On Thursday, President Donald Trump said he will announce his pick for the U.S. Federal Reserve chair to replace incumbent Jerome Powell after the latter's term ends in May.
While nothing is confirmed yet, reports suggest the Trump administration is preparing to nominate Kevin Warsh, who served on the Federal Reserve Board of Governors from 2006 to 2011.
Warsh has occasionally praised cryptocurrencies. Yet bitcoin BTC$82,883.94 plunged late Thursday to near $81,000 lows as his odds spiked on betting sites, with some analysts now pegging him as a bearish force for the asset.
"Markets generally view a resurgence of Warsh's influence as bearish for Bitcoin, as his emphasis on monetary discipline, higher real rates, and reduced liquidity frames crypto not as a hedge against debasement but as a speculative excess that fades when easy money is withdrawn," Markus Thielen, founder of 10x Research, told CoinDesk.
Higher real interest rates mean the actual cost of borrowing money after accounting for inflation is elevated. Think of it as the "true" interest rate that hits your finances harder. When real rates are elevated, businesses and investors typically scale back exposure to risky investments such as bitcoin.

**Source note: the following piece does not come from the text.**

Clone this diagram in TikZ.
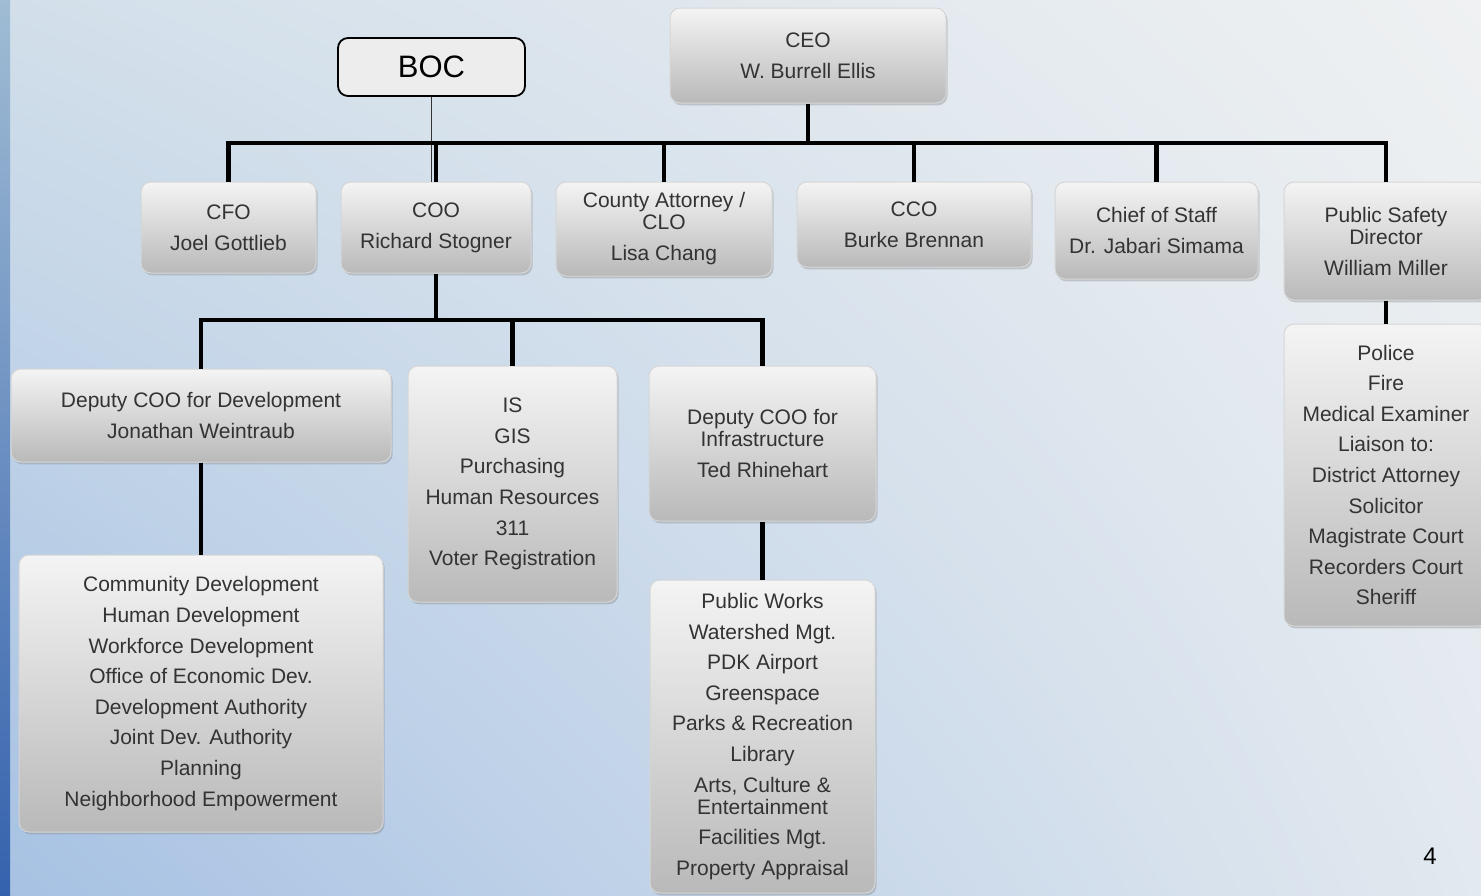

Warsh's track record is adding fuel to the fire. During the global financial crisis (GFC) that lasted from December 2007 to June 2009, Warsh repeatedly cited inflation risks even as the global economy teetered on the brink of a full-blown deflation.
For instance, in September 2008, the month when Lehman Brothers collapsed, Warsh said, "I'm still not ready to relinquish my concerns on the inflation front."
Seven months later, when the Fed's preferred inflation measure was at 0.8% and the jobless rate at 9%, he said, "I continue to be more worried about upside risks to inflation than downside risks."
Over the years, many observers have argued that Warsh's hawkishness and failure to acknowledge deflation risks exacerbated the crisis.
"From this perspective, his approach would likely have resulted in higher unemployment, slower recoveries, and greater deflation risk during the 2010s," Thielen said.
All this makes a potential Warsh pick as ironic, as the former Fed governor's hawkish record clashes sharply with Trump's reflationary, pro-risk asset playbook. Trump has repeatedly bashed Powell, often resorting to personal attacks for keeping rates elevated and killing the economy. The President has stressed the need for rapid rate cuts, calling for interest rates to be as low as 1% from the present window of 3.5%-3.7%.
Hence, several observers say Warsh is a wrong pick for the Fed that's expected to toe Trump's line.
"Kevin Warsh has been a monetary policy hawk his entire career and most importantly, during a time when the labor markets fell out of bed. His dovishness today stems from convenience. The President risks getting duped," Renaissance Macro Research said on X.
"I read the fomc transcripts during the GFC. His quotes scared me," Bloomberg's Chief U.S. Economist Ana Wong said.
Thankfully, even as Fed chair, Warsh cannot dictate rates alone, as the Board of Governors votes collectively, diluting any single voice. It remains to be seen if Trump goes ahead with Warsh.
Until then, his hawkish history may keep spooking risk assets, bolstering the dollar in the interim.